Pull out every line below holding the word "document".

SUPPLIED MATERIAL:
● ● ●

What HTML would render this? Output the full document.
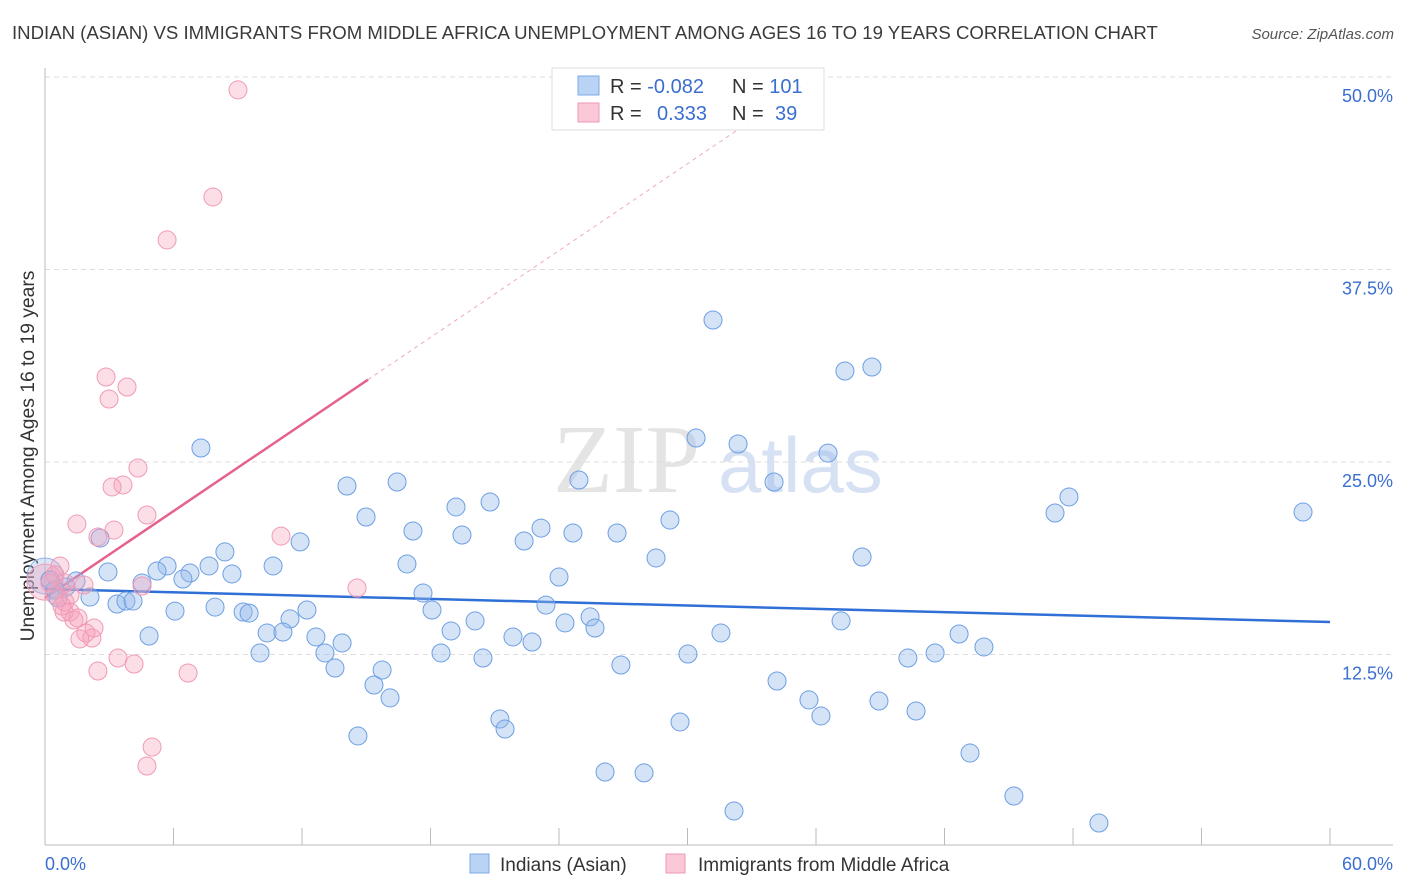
<!DOCTYPE html>
<html><head><meta charset="utf-8"><style>
body{margin:0;background:#fff;font-family:"Liberation Sans",sans-serif;}
svg{display:block}
</style></head><body>
<svg id="chart" width="1406" height="892">
<text x="12" y="39" font-size="18.6" fill="#3a3a3a">INDIAN (ASIAN) VS IMMIGRANTS FROM MIDDLE AFRICA UNEMPLOYMENT AMONG AGES 16 TO 19 YEARS CORRELATION CHART</text>
<text x="1394" y="39" font-size="15" fill="#555" font-style="italic" text-anchor="end">Source: ZipAtlas.com</text>
<text x="34" y="456" font-size="19.3" fill="#333" text-anchor="middle" transform="rotate(-90 34 456)">Unemployment Among Ages 16 to 19 years</text>
<g><text x="553" y="492" font-size="98" font-family="Liberation Serif,serif" fill="#e4e4e4">ZIP</text><text x="718" y="492" font-size="78" fill="#d6e2f4">atlas</text></g>
<g id="grid"></g><g id="ticks"></g><g id="trend"></g><g id="pts"></g>
<g>
<rect x="552" y="68" width="272" height="62" fill="#fff" fill-opacity="0.9" stroke="#ddd"/>
<rect x="578" y="76" width="21" height="19" fill="#b9d3f5" stroke="#7ea8e6"/>
<rect x="578" y="103" width="21" height="19" fill="#fac8d6" stroke="#ee9ab3"/>
<text x="610" y="93" font-size="20" fill="#333">R = <tspan fill="#3a6fd0">-0.082</tspan></text>
<text x="732" y="93" font-size="20" fill="#333">N = <tspan fill="#3a6fd0">101</tspan></text>
<text x="610" y="120" font-size="20" fill="#333">R = <tspan fill="#3a6fd0" x="657">0.333</tspan></text>
<text x="732" y="120" font-size="20" fill="#333">N = <tspan fill="#3a6fd0" x="775">39</tspan></text>
</g>
<g>
<rect x="470" y="854" width="19" height="19" fill="#b9d3f5" stroke="#7ea8e6"/>
<text x="500" y="871" font-size="19" fill="#333">Indians (Asian)</text>
<rect x="666" y="854" width="19" height="19" fill="#fac8d6" stroke="#ee9ab3"/>
<text x="698" y="871" font-size="19" fill="#333">Immigrants from Middle Africa</text>
</g>
<text x="45" y="870" font-size="18" fill="#3a6fd0">0.0%</text>
<text x="1393" y="870" font-size="18" fill="#3a6fd0" text-anchor="end">60.0%</text>
</svg>
<script>
const blueX=[31.19,37.35,38.61,7.28,30.40,32.36,36.56,34.04,24.93,14.10,16.44,20.78,19.19,14.99,17.18,19.47,22.37,23.16,24.65,26.71,29.18,47.16,47.81,58.74,2.57,11.91,38.15,28.53,8.40,16.90,10.65,7.66,24.00,8.73,6.77,5.70,5.23,6.44,4.53,2.94,1.45,0.98,0.47,2.10,3.36,3.78,4.11,17.65,18.07,23.39,25.45,25.68,24.28,20.08,18.96,12.23,11.44,7.94,9.25,9.53,6.07,10.37,11.11,12.65,13.87,13.07,10.04,4.86,13.54,15.74,15.36,16.11,18.49,20.45,21.85,22.74,26.89,30.02,31.56,37.17,42.68,43.84,41.56,40.29,34.18,35.67,36.23,38.94,40.67,21.24,21.48,29.65,14.61,43.19,26.15,27.97,32.17,45.24,49.21,0.61,0.23];
const blueY=[34.22,30.91,31.17,25.91,26.56,26.17,25.58,23.70,23.83,23.44,23.70,22.40,22.08,21.43,20.52,20.26,19.87,20.71,20.39,20.39,21.23,21.69,22.73,21.75,20.06,19.81,18.83,18.77,19.16,18.38,18.25,18.25,17.53,17.73,17.79,18.25,17.92,17.40,17.14,17.86,17.27,16.88,16.69,16.23,15.78,15.97,15.97,16.49,15.39,15.71,14.94,14.22,14.55,14.68,14.03,15.39,14.81,15.58,15.26,15.19,15.32,13.90,13.96,13.64,13.25,12.60,12.60,13.70,11.62,11.49,10.52,9.68,12.60,12.27,13.64,13.31,11.82,12.53,13.90,14.68,13.83,12.99,12.60,12.27,10.78,9.55,8.51,9.48,8.83,8.31,7.66,8.12,7.21,6.10,4.87,4.81,2.34,3.31,1.56,16.17,17.34];
const pinkX=[9.01,7.84,5.70,2.85,3.83,2.99,4.34,3.64,3.13,4.76,1.49,3.22,11.02,2.47,14.57,4.53,0.70,0.47,0.23,0.93,1.82,0.93,0.89,1.17,1.35,1.54,2.29,1.91,2.19,1.63,3.41,4.16,2.47,6.68,5.00,4.76,0.47,1.17,0.79];
const pinkY=[49.16,42.21,39.42,30.52,29.87,29.09,24.61,23.51,23.38,21.56,20.97,20.58,20.19,20.13,16.82,16.95,18.25,17.66,17.14,17.14,17.01,15.91,15.26,15.26,14.74,14.87,14.22,13.90,13.57,13.51,12.27,11.88,11.43,11.30,6.49,5.26,16.36,16.36,15.65];
const bigX=[0,0];const bigY=[17.6,17.2];
const gridVals=[12.5,25,37.5,50];
const gridLabels=["12.5%","25.0%","37.5%","50.0%"];
const xTicks=[0,6,12,18,24,30,36,42,48,54,60];
const blueTrend=[16.75,14.61];
const pinkTrend=[16.17,0.94];
const X=v=>45+v*21.417, Y=v=>847-v*15.4;
const NS="http://www.w3.org/2000/svg";
function mk(p,t,a){const e=document.createElementNS(NS,t);for(const k in a)e.setAttribute(k,a[k]);p.appendChild(e);return e;}
const grid=document.getElementById('grid');
gridVals.forEach((v,i)=>{
 const l=mk(grid,'line',{x1:45,x2:1393,y1:Y(v),y2:Y(v),stroke:'#dcdcdc','stroke-dasharray':'5,4'});
 
 
 const t=mk(grid,'text',{x:1393,y:Y(v)+25,'font-size':18,fill:'#3a6fd0','text-anchor':'end'});
 t.textContent=gridLabels[i];
 
 
});
const tk=document.getElementById('ticks');
const ya=mk(tk,'line',{x1:45,x2:45,y1:68,y2:845,stroke:'#bbb'});


const xa=mk(tk,'line',{x1:45,x2:1393,y1:845,y2:845,stroke:'#bbb'});


xTicks.forEach(v=>{const l=mk(tk,'line',{x1:X(v),x2:X(v),y1:828,y2:845,stroke:'#bbb'});
 
 });
const tr=document.getElementById('trend');
const bl=mk(tr,'line',{x1:X(0),x2:X(60),y1:Y(blueTrend[0]),y2:Y(blueTrend[1]),stroke:'#2f6fd6','stroke-width':2.5});


const pxEnd=15.08, pDash=35.9;
const pl=mk(tr,'line',{x1:X(0),x2:X(pxEnd),y1:Y(pinkTrend[0]),y2:Y(pinkTrend[0]+pinkTrend[1]*pxEnd),stroke:'#e5628c','stroke-width':2.5});


const pd=mk(tr,'line',{x1:X(pxEnd),x2:X(pDash),y1:Y(pinkTrend[0]+pinkTrend[1]*pxEnd),y2:Y(pinkTrend[0]+pinkTrend[1]*pDash),stroke:'#eeaac0','stroke-width':1,'stroke-dasharray':'4,4'});


const pts=document.getElementById('pts');
bigX.forEach((v,i)=>{const c=mk(pts,'circle',{cx:X(v),cy:Y(bigY[i]),r:18,fill:i?'rgba(245,160,185,0.35)':'rgba(150,185,235,0.35)',stroke:i?'#f0a0b8':'#8fb4ea','stroke-width':1});
 
 });
blueX.forEach((v,i)=>{const c=mk(pts,'circle',{cx:X(v),cy:Y(blueY[i]),r:9,fill:'rgba(150,185,235,0.4)',stroke:'#6d9fe3','stroke-width':1});
 
 });
pinkX.forEach((v,i)=>{const c=mk(pts,'circle',{cx:X(v),cy:Y(pinkY[i]),r:9,fill:'rgba(245,160,185,0.35)',stroke:'#f09ab5','stroke-width':1});
 
 });
</script>
</body></html>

● ● ●

PROBLEM SOLUTION:
What HTML would render this? Output the full document.
function mk(p,t,a){const e=document.createElementNS(NS,t);for(const k in a)e.setAttribute(k,a[k]);p.appendChild(e);return e;}
const grid=document.getElementById('grid');
const tk=document.getElementById('ticks');
const tr=document.getElementById('trend');
const pts=document.getElementById('pts');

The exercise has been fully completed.